Hagel was not only one of the most trenchant (if slightly belated) critics of the Bush administration’s invasion of Iraq. He also used his time in the Senate to deliver more withering and fundamental critiques of the conduct of U.S. foreign policy than one was likely to hear from Democrats during that era. The underlying theme of that criticism is that the United States’ casual recourse to violence, its ready embrace of war as an antidote to international dilemmas (many of its own making), and its refusal to respect the international institutions and norms it uses to police the behaviour of others, undermine our credibility and our security.
The subject of a sympathetic New Yorker profile in 2008, Hegel was described as “an ardent internationalist...who believes that military force should be the last tool of statecraft”. He castigated the Bush administration for its view of “Congress as an appendage, a nuisance”. “We were not a co-equal branch of government”, he mused about an acquiescent Congress during the Bush years, “we were just kind of this afterthought to the President, and whatever he tells us to do, we kind of docilely go along”.
Hegel also attacked the idea of a war on terror, referencing the need to address the underlying global “problems we’ve got with poverty, proliferation, terrorism, wars—when the largest segments of society in the world today are not at the table”.
He attacked the surge in Iraq as a wasteful, pointless exercise which undermined our interests because it involved us in a pointless war of aggression and made no effort to address the degraded political situation in Iraq. “If we frame [Iraq] as win or lose”, he said at the time, “we’ll be there forever”. Of Afghanistan: “there is no military solution, so we have to be very careful that somehow we don’t just ricochet out of Iraq into Afghanistan”.
These are hardly radical critiques of the misuse and immorality of U.S. power, or of the way that we view our role in the world. Many members of the public would likely recognise that their interests are more closely aligned with other working class members of the global public than with American plutocrats. They would likely feel frustrated with the failure of their representatives to check the executive branch’s abuse of military power. They would undoubtedly feel frustrated with the undeclared war on terror which will, if we don’t come to our senses, continue down the generations. They would certainly recognise the dismal failure of our pointless wars in Iraq and Afghanistan.

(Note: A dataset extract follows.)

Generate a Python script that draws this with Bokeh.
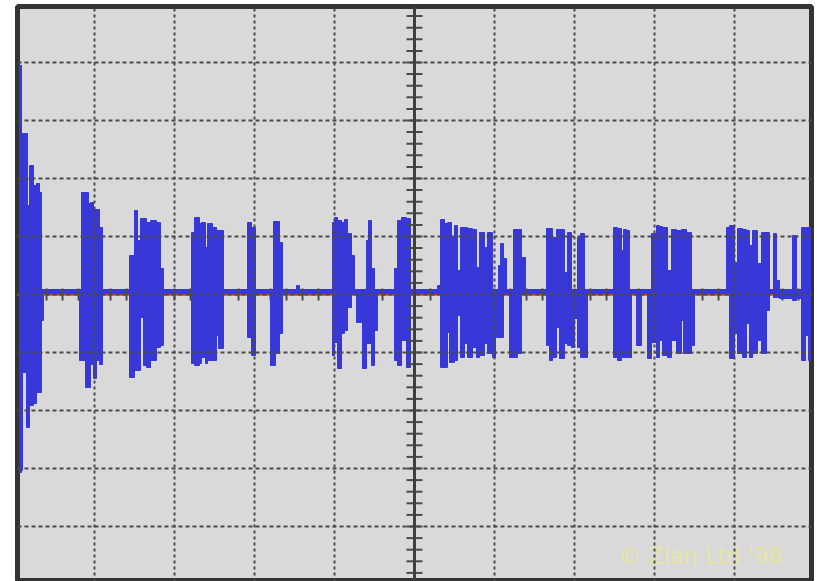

And yet as uncontroversial as many of the public would find Hagel’s views, they nonetheless form a striking contrast with the national security consensus in our country.
I have no problem with most of Hagel’s utterances. I’m just morbidly curious as to whether or how he will stand by their moral and philosophical underpinnings when he is serving an administration which bears an eerie resemblance to its predecessor, of which he was such a trenchant and consistent critic. Like Bush, Obama has invoked executive privileges in the service of an immoral foreign policy. His administration has authored murder memos which they decline to make public. They draw up kill lists with which to persecute un-declared, un-debated, and ill-defined attacks in Pakistan, Somalia, and Yemen. The President pretends that wars of aggression waged by drones are not real conflicts, thereby circumventing legislative oversight.
Abandoning all pretence at funding economic development, promoting democracy, or engaging with civil society in Afghanistan, President Obama has decided that a military solution is the only solution in that country. Like most previous administrations, Obama’s commitment to a peace process in the Middle East has been sporadic, and his support of Israeli colonialism has barely flickered.
So what role can Hagel possibly serve in such an administration?
On the one hand, it is conceivable that he has abandoned his earlier views. It is also possible that the lure of power has proven too great, and that Hagel (who has worked for Chevron, supported provisions of the Patriot Act, and is no progressive) simply wants to be at the heart of power. Finally, it might be the case that Hagel hopes to be able to influence the administration from inside, a misplaced view given the extent to which the White House, rather than cabinet secretaries, shapes U.S. international policy.
So Hagel is more political window-dressing than anything else. A sop to liberals, who will appreciate his past criticisms, but assume—in their hypocrisy—that he won’t rock the administration’s boat. A nod to the media, which can debate the extent to which this is a bipartisan appointment that exhibits Obama’s willingness to cooperate with Republicans. And a finger in the eye to Hagel’s own party, which has long, in its “with us or against us” mentality, viewed him as a traitor.
The one thing he almost certainly will not be is a loud, public voice criticising the unholy national security consensus that governs our interactions with other peoples and other countries around the world.